Unfortunately, the existing mechanisms to support emergency calls
that have evolved within the public circuit-switched telephone
network (PSTN) are not appropriate to handle evolving IP-based voice,
text, and real-time multimedia communications. This document
outlines the key requirements that IP-based end systems and network
elements, such as Session Initiation Protocol (SIP) [RFC3261]
proxies, need to satisfy in order to provide emergency call services,
which at a minimum, offer the same functionality as existing PSTN
services, with the additional overall goal of making emergency
calling more robust, less costly to implement, and multimedia-
capable.
This document only focuses on end-to-end IP-based calls, i.e., where
the emergency call originates from an IP end system and terminates in
an IP-capable public safety answering point (PSAP), conveyed entirely
over an IP network.
We first define terminology in Section 3. The document then outlines
various functional issues that relate to placing an IP-based
emergency call, including a description of baseline requirements
(Section 5), identification of the emergency caller's location
(Section 6), use of a service identifier to declare a call to be an
emergency call (Section 7), and finally, the mapping function
required to route the call to the appropriate PSAP (Section 8).

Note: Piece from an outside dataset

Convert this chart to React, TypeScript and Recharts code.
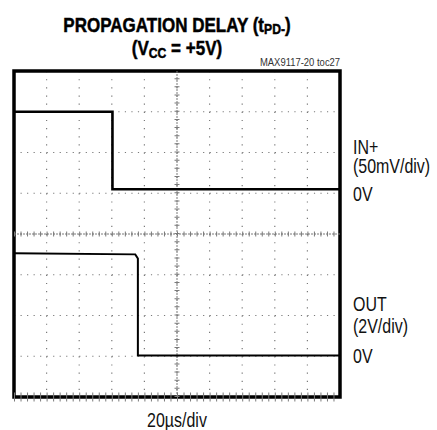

The primary purpose of the mapping protocol is to produce a PSAP URI
drawn from a preferred set of URI schemes such as SIP or SIPS URIs,
based on both location information [RFC4119] and a service identifier
in order to facilitate the IP end-to-end completion of an emergency
call.
Aside from obtaining a PSAP URI, the mapping protocol is useful for
obtaining other information as well. There may be a case, for
example, where an appropriate emergency number is not known, only the
location. The mapping protocol can then return a geographically
appropriate emergency number based on the input.